Pekerja/buruh yang kinerjanya baik sehingga mendatangkan keuntungan bagi perusahaan tentu upahnya lebih tinggi daripada mereka yang bekerjanya asal-asalan.

Kalau perlu, memberi surat peringatan (SP) kepada pekerja/buruh yang tidak pernah mencapai target. Pemberian SP ini akan berdampak pada pekerja/buruh lainnya untuk bekerja lebih giat demi kemajuan perusahaannya.

Bahkan, dalam UU No. 13/2003 tentang Ketenagakerjaan, Pasal 161, pengusaha dapat melakukan pemutusan hubungan kerja (PHK) terhadap pekerja/buruh yang melakukan pelanggaran ketentuan dalam perjanjian kerja, peraturan perusahaan, atau perjanjian kerja bersama. Namun, sebelum mem-PHK, terlebih dahulu pengusaha memberi SP pertama, kedua, dan ketiga secara berturut-turut.
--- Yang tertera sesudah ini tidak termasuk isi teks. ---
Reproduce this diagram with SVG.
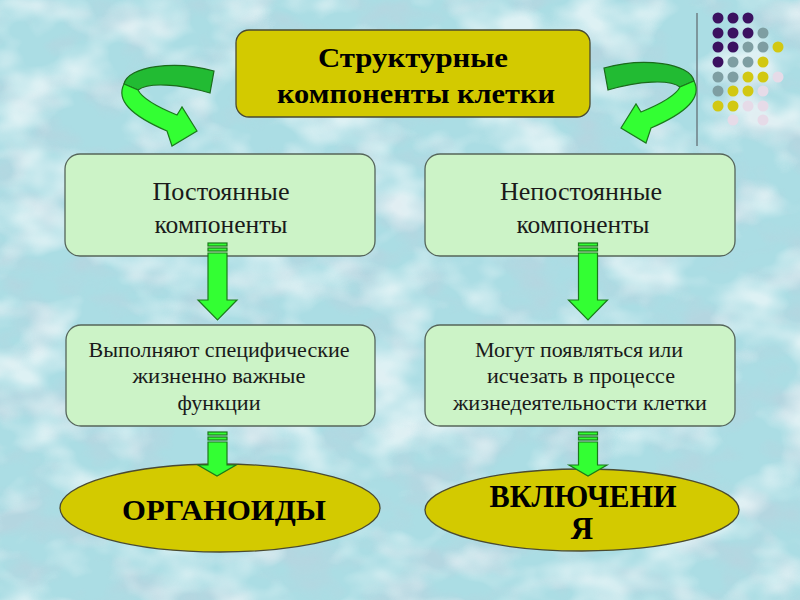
<svg xmlns="http://www.w3.org/2000/svg" xmlns:xlink="http://www.w3.org/1999/xlink" width="800" height="600" viewBox="0 0 800 600">
<defs>
<style>
.gbox{fill:#ccf3c7;stroke:#55655a;stroke-width:1.3}
.ybox{fill:#d3ca00;stroke:#4a4a30;stroke-width:1.3}
.t{font-family:"Liberation Serif","Times New Roman",serif;fill:#1a1a1a;text-anchor:middle}
.b{font-weight:bold;fill:#000}
.arr{fill:#33ff33;stroke:#1b7a1b;stroke-width:1.2}
.arrd{fill:#22bb33;stroke:#1b6a1b;stroke-width:1.2}
.dp{fill:#3b1160}.dg{fill:#7e9ea2}.dy{fill:#d2c812}.dk{fill:#e6dbe8}
</style>
<filter id="tex" x="0" y="0" width="100%" height="100%">
<feTurbulence type="fractalNoise" baseFrequency="0.014 0.02" numOctaves="3" seed="7"/>
<feColorMatrix type="matrix" values="0 0 0 0 1  0 0 0 0 1  0 0 0 0 1  3.2 0 0 0 -1.45"/>
</filter>
<filter id="tex2" x="0" y="0" width="100%" height="100%">
<feTurbulence type="fractalNoise" baseFrequency="0.018 0.026" numOctaves="3" seed="21"/>
<feColorMatrix type="matrix" values="0 0 0 0 0.48  0 0 0 0 0.66  0 0 0 0 0.74  0 3 0 0 -1.35"/>
</filter>
<g id="curl">
<path class="arrd" d="M124,84 C128,66 175,60 214,71 L210,93 C180,84 148,82 138,90 Z"/>
<path class="arr" d="M124,84 C116,100 130,115 167,131 L172,146 L197,131 L182,107 L177,115 C155,106 142,98 138,90 Z"/>
</g>
</defs>
<rect width="800" height="600" fill="#abdde4"/>
<rect width="800" height="600" filter="url(#tex2)" opacity="0.75"/>
<rect width="800" height="600" filter="url(#tex)" opacity="0.6"/>

<g id="deco">
<line x1="697" y1="13" x2="697" y2="146" stroke="#6e7e84" stroke-width="1.5"/>
<circle class="dp" cx="718" cy="18" r="5.5"/><circle class="dp" cx="733" cy="18" r="5.5"/><circle class="dp" cx="748" cy="18" r="5.5"/>
<circle class="dp" cx="718" cy="33" r="5.5"/><circle class="dp" cx="733" cy="33" r="5.5"/><circle class="dp" cx="748" cy="33" r="5.5"/><circle class="dg" cx="763" cy="33" r="5.5"/>
<circle class="dp" cx="718" cy="47" r="5.5"/><circle class="dp" cx="733" cy="47" r="5.5"/><circle class="dg" cx="748" cy="47" r="5.5"/><circle class="dg" cx="763" cy="47" r="5.5"/><circle class="dy" cx="778" cy="47" r="5.5"/>
<circle class="dp" cx="718" cy="62" r="5.5"/><circle class="dg" cx="733" cy="62" r="5.5"/><circle class="dg" cx="748" cy="62" r="5.5"/><circle class="dy" cx="763" cy="62" r="5.5"/>
<circle class="dg" cx="718" cy="77" r="5.5"/><circle class="dg" cx="733" cy="77" r="5.5"/><circle class="dy" cx="748" cy="77" r="5.5"/><circle class="dy" cx="763" cy="77" r="5.5"/><circle class="dk" cx="778" cy="77" r="5.5"/>
<circle class="dg" cx="718" cy="91" r="5.5"/><circle class="dy" cx="733" cy="91" r="5.5"/><circle class="dy" cx="748" cy="91" r="5.5"/><circle class="dk" cx="763" cy="91" r="5.5"/>
<circle class="dy" cx="718" cy="106" r="5.5"/><circle class="dy" cx="733" cy="106" r="5.5"/><circle class="dk" cx="748" cy="106" r="5.5"/><circle class="dk" cx="763" cy="106" r="5.5"/>
<circle class="dk" cx="733" cy="120" r="5.5"/><circle class="dk" cx="763" cy="120" r="5.5"/>
</g>

<g id="top">
<rect class="ybox" x="236" y="30" width="354" height="87" rx="13"/>
<text class="t b" x="413" y="67" font-size="27" textLength="190" lengthAdjust="spacingAndGlyphs">Структурные</text>
<text class="t b" x="416" y="103" font-size="27" textLength="278" lengthAdjust="spacingAndGlyphs">компоненты клетки</text>
</g>

<g id="const">
<rect class="gbox" x="65" y="154" width="310" height="102" rx="15"/>
<text class="t" x="221" y="200" font-size="25" textLength="137" lengthAdjust="spacingAndGlyphs">Постоянные</text>
<text class="t" x="221" y="233" font-size="25" textLength="133" lengthAdjust="spacingAndGlyphs">компоненты</text>
</g>

<g id="nonconst">
<rect class="gbox" x="425" y="154" width="310" height="102" rx="15"/>
<text class="t" x="581" y="200" font-size="25" textLength="162" lengthAdjust="spacingAndGlyphs">Непостоянные</text>
<text class="t" x="583" y="233" font-size="25" textLength="133" lengthAdjust="spacingAndGlyphs">компоненты</text>
</g>

<g id="func">
<rect class="gbox" x="66" y="325" width="309" height="101" rx="15"/>
<text class="t" x="219" y="357" font-size="20" textLength="261" lengthAdjust="spacingAndGlyphs">Выполняют специфические</text>
<text class="t" x="219" y="383" font-size="20" textLength="173" lengthAdjust="spacingAndGlyphs">жизненно важные</text>
<text class="t" x="219" y="410" font-size="20" textLength="83" lengthAdjust="spacingAndGlyphs">функции</text>
</g>

<g id="appear">
<rect class="gbox" x="425" y="325" width="310" height="101" rx="15"/>
<text class="t" x="579" y="357" font-size="20" textLength="208" lengthAdjust="spacingAndGlyphs">Могут появляться или</text>
<text class="t" x="581" y="383" font-size="20" textLength="188" lengthAdjust="spacingAndGlyphs">исчезать в процессе</text>
<text class="t" x="580" y="410" font-size="20" textLength="254" lengthAdjust="spacingAndGlyphs">жизнедеятельности клетки</text>
</g>

<g id="organoids">
<ellipse class="ybox" cx="220" cy="508" rx="160" ry="44"/>
<text class="t b" x="224" y="520" font-size="30" textLength="204" lengthAdjust="spacingAndGlyphs">ОРГАНОИДЫ</text>
</g>

<g id="inclusions">
<ellipse class="ybox" cx="582" cy="510" rx="157" ry="41"/>
<text class="t b" x="583" y="507" font-size="31" textLength="187" lengthAdjust="spacingAndGlyphs">ВКЛЮЧЕНИ</text>
<text class="t b" x="582" y="539" font-size="31">Я</text>
</g>

<g id="connectors">
<use xlink:href="#curl" href="#curl"/>
<use xlink:href="#curl" href="#curl" transform="translate(818,-3) scale(-1,1)"/>
<g>
<rect class="arr" x="208" y="243" width="19" height="3"/><rect class="arr" x="208" y="248" width="19" height="3"/>
<path class="arr" d="M208,253 H227 V300 H237 L217.5,320 L198,300 H208 Z"/>
</g>
<g>
<rect class="arr" x="578.5" y="243" width="19" height="3"/><rect class="arr" x="578.5" y="248" width="19" height="3"/>
<path class="arr" d="M578.5,253 H597.5 V300 H607.5 L588,320 L568.5,300 H578.5 Z"/>
</g>
<g>
<rect class="arr" x="208" y="432" width="19" height="3"/><rect class="arr" x="208" y="437" width="19" height="3"/>
<path class="arr" d="M208,442 H227 V465 H236 L217,476 L198,465 H208 Z"/>
</g>
<g>
<rect class="arr" x="578.5" y="432" width="19" height="3"/><rect class="arr" x="578.5" y="437" width="19" height="3"/>
<path class="arr" d="M578.5,442 H597.5 V465 H607 L588,476 L569,465 H578.5 Z"/>
</g>
</g>
</svg>
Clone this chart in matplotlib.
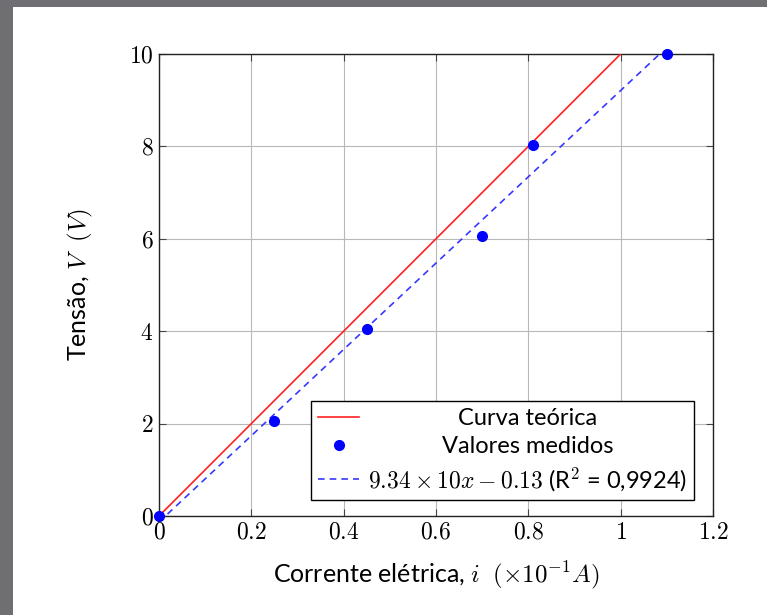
import matplotlib
matplotlib.use("Agg")
import matplotlib.pyplot as plt
from matplotlib.patches import Rectangle
from matplotlib.transforms import Affine2D
import numpy as np

plt.rcParams['mathtext.fontset'] = 'cm'
plt.rcParams['font.family'] = ['Lato', 'DejaVu Sans']
plt.rcParams['axes.unicode_minus'] = False

# Data
corrente = [0.0, 0.25, 0.45, 0.70, 0.81, 1.10]
tensao = [0.0, 2.05, 4.05, 6.05, 8.03, 10.0]
teorica_x = [0.0, 1.0]
teorica_y = [0.0, 10.0]
fit_slope = 9.34
fit_intercept = -0.13
xticks = [0, 0.2, 0.4, 0.6, 0.8, 1, 1.2]
yticks = [0, 2, 4, 6, 8, 10]

fig = plt.figure(figsize=(7.67, 6.15), dpi=100)
fig.patch.set_facecolor('#6f6f73')
fig.patches.append(Rectangle((13/767, 0), 1, 1 - 7/615, transform=fig.transFigure,
                             facecolor='white', edgecolor='none', zorder=-10))

ax = fig.add_axes([159/767, 99/615, 554/767, 462/615])
ax.set_xlim(0, 1.2)
ax.set_ylim(0, 10)

ax.plot(teorica_x, teorica_y, color='#ff2020', lw=1.2, label='Curva teórica', zorder=3)
ax.plot(corrente, tensao, 'o', color='#0000ff', ms=7, label='Valores medidos', clip_on=False, zorder=4)
fx = np.array([0.0, 1.1])
ax.plot(fx, fit_slope * fx + fit_intercept, '--', color='#3838ff', lw=1.2, dashes=(4, 3),
        label=r'$9.34\times10x-0.13$ (R$^2$ = 0,9924)', zorder=3)

ax.set_xticks(xticks)
ax.set_yticks(yticks)
ax.set_xticklabels([f'${t:g}$' for t in xticks])
ax.set_yticklabels([f'${t:g}$' for t in yticks])
ax.tick_params(direction='in', length=5, labelsize=17, top=True, right=True, color='#444444', pad=4)
ax.grid(True, color='#b8b8b8', lw=0.8)
ax.set_axisbelow(True)
for s in ax.spines.values():
    s.set_linewidth(1.0)
    s.set_color('#222222')

ax.set_xlabel(r'Corrente elétrica, $i\ \;(\times10^{-1}A)$', fontsize=18, labelpad=12)
ax.set_ylabel(r'Tensão, $V\ \;(V)$', fontsize=18, labelpad=24)

leg = ax.legend(loc='lower right', bbox_to_anchor=((694 - 159) / 554, (516 - 500) / 462),
                borderaxespad=0, fontsize=17, frameon=True, fancybox=False,
                edgecolor='black', framealpha=1, handlelength=1.75,
                labelspacing=0.32, borderpad=0.3, handletextpad=0.35)
leg.get_frame().set_linewidth(1.0)

# centre the legend labels like the original
fig.canvas.draw()
texts = leg.get_texts()
widths = [t.get_window_extent().width for t in texts]
wmax = max(widths)
for t, w in zip(texts, widths):
    t.set_transform(t.get_transform() + Affine2D().translate((wmax - w) / 2, 0))

fig.savefig('out.png', dpi=100, facecolor=fig.get_facecolor())
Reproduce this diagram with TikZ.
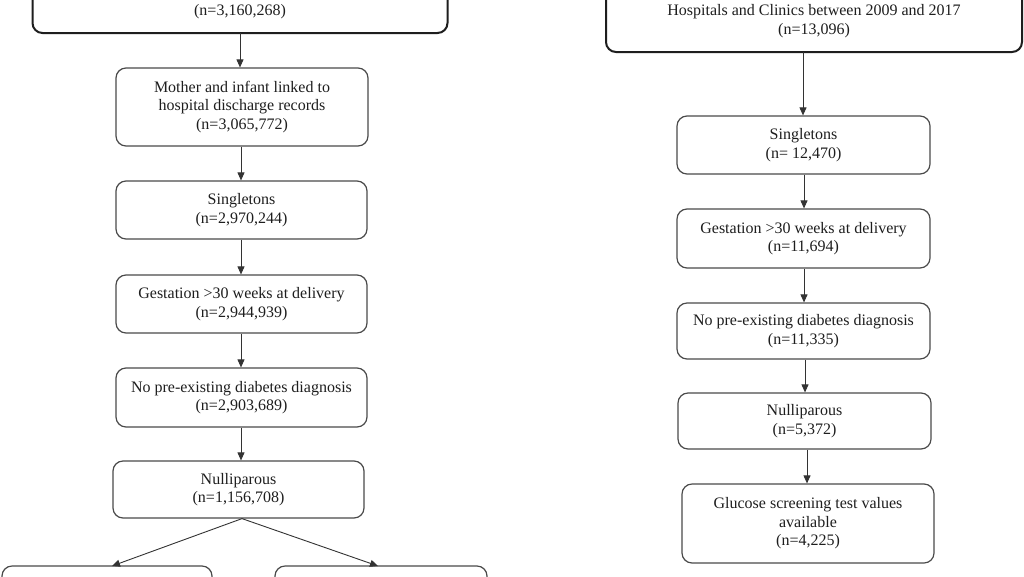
\documentclass[tikz,border=0pt]{standalone}
\usepackage{fontspec}
\setmainfont{Liberation Serif}
\usetikzlibrary{arrows.meta}
\definecolor{txt}{HTML}{1E1E1E}
\definecolor{brd}{HTML}{4A4A4A}
\definecolor{topbrd}{HTML}{1E1E1E}
\definecolor{arrc}{HTML}{333333}
\tikzset{
  box/.style={draw=brd, line width=1.2pt, rounded corners=10pt, fill=white, align=center,
    inner sep=0pt, text=txt, font=\fontsize{16}{18.5}\selectfont},
  topbox/.style={box, draw=topbrd, line width=2pt},
  lbl/.style={text=txt, font=\fontsize{16}{18.5}\selectfont, inner sep=0pt, align=center},
  arr/.style={draw=arrc, line width=0.9pt, -{Triangle[length=8pt,width=7pt]}}
}
\begin{document}
\begin{tikzpicture}[x=1pt,y=-1pt]
\useasboundingbox (0,0) rectangle (1024,576);
\clip (0,0) rectangle (1024,576);
\fill[white] (0,0) rectangle (1024,576);
% left column
\node[topbox, minimum width=415pt, minimum height=93pt] (L0) at (240,-13.5) {};
\node[lbl] (L0t) at (240,12) {(n=3,160,268)};
\node[box, minimum width=252pt, minimum height=78pt] (L1) at (242,107)
  {Mother and infant linked to\\hospital discharge records\\(n=3,065,772)};
\node[box, minimum width=251pt, minimum height=58pt] (L2) at (241.5,210)
  {Singletons\\(n=2,970,244)};
\node[box, minimum width=251pt, minimum height=58pt] (L3) at (241.5,304)
  {Gestation >30 weeks at delivery\\(n=2,944,939)};
\node[box, minimum width=251pt, minimum height=59pt] (L4) at (241.5,397.5)
  {No pre-existing diabetes diagnosis\\(n=2,903,689)};
\node[box, minimum width=251pt, minimum height=57pt] (L5) at (238.5,489.5)
  {Nulliparous\\(n=1,156,708)};
\node[box, minimum width=210pt, minimum height=60pt] (L6) at (107,596) {};
\node[box, minimum width=212pt, minimum height=60pt] (L7) at (381,596) {};
\draw[arr] (240,33) -- (L1.north -| 240,0);
\draw[arr] (L1.south -| 241,0) -- (L2.north -| 241,0);
\draw[arr] (L2.south -| 241,0) -- (L3.north -| 241,0);
\draw[arr] (L3.south -| 241,0) -- (L4.north -| 241,0);
\draw[arr] (L4.south -| 241,0) -- (L5.north -| 241,0);
\draw[arr] (L5.south -| 242,0) -- (112,566);
\draw[arr] (L5.south -| 242,0) -- (378,566);
% right column
\node[topbox, minimum width=416pt, minimum height=102pt] (R0) at (814,1) {};
\node[lbl] (R0t) at (814,21) {Hospitals and Clinics between 2009 and 2017\\(n=13,096)};
\node[box, minimum width=253pt, minimum height=58pt] (R1) at (803.5,145)
  {Singletons\\(n= 12,470)};
\node[box, minimum width=253pt, minimum height=59pt] (R2) at (803.5,238.5)
  {Gestation >30 weeks at delivery\\(n=11,694)};
\node[box, minimum width=253pt, minimum height=56pt] (R3) at (803.5,331)
  {No pre-existing diabetes diagnosis\\(n=11,335)};
\node[box, minimum width=253pt, minimum height=56pt] (R4) at (804.5,421)
  {Nulliparous\\(n=5,372)};
\node[box, minimum width=252pt, minimum height=79pt] (R5) at (808,523.5)
  {Glucose screening test values\\available\\(n=4,225)};
\draw[arr] (803,52) -- (R1.north -| 803,0);
\draw[arr] (R1.south -| 804,0) -- (R2.north -| 804,0);
\draw[arr] (R2.south -| 804,0) -- (R3.north -| 804,0);
\draw[arr] (R3.south -| 805,0) -- (R4.north -| 805,0);
\draw[arr] (R4.south -| 807,0) -- (R5.north -| 807,0);
\end{tikzpicture}
\end{document}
Surat peringatan itu masing-masing berlaku untuk paling lama 6 bulan, kecuali ditetapkan lain dalam perjanjian kerja, peraturan perusahaan, atau perjanjian kerja bersama.

Pemberian sanksi atau penaikan upah terhadap pekerja/buruh berprestasi secara konsisten akan berdampak pada iklim kerja yang sehat sekaligus mendorong perusahaan berdaya saing tinggi.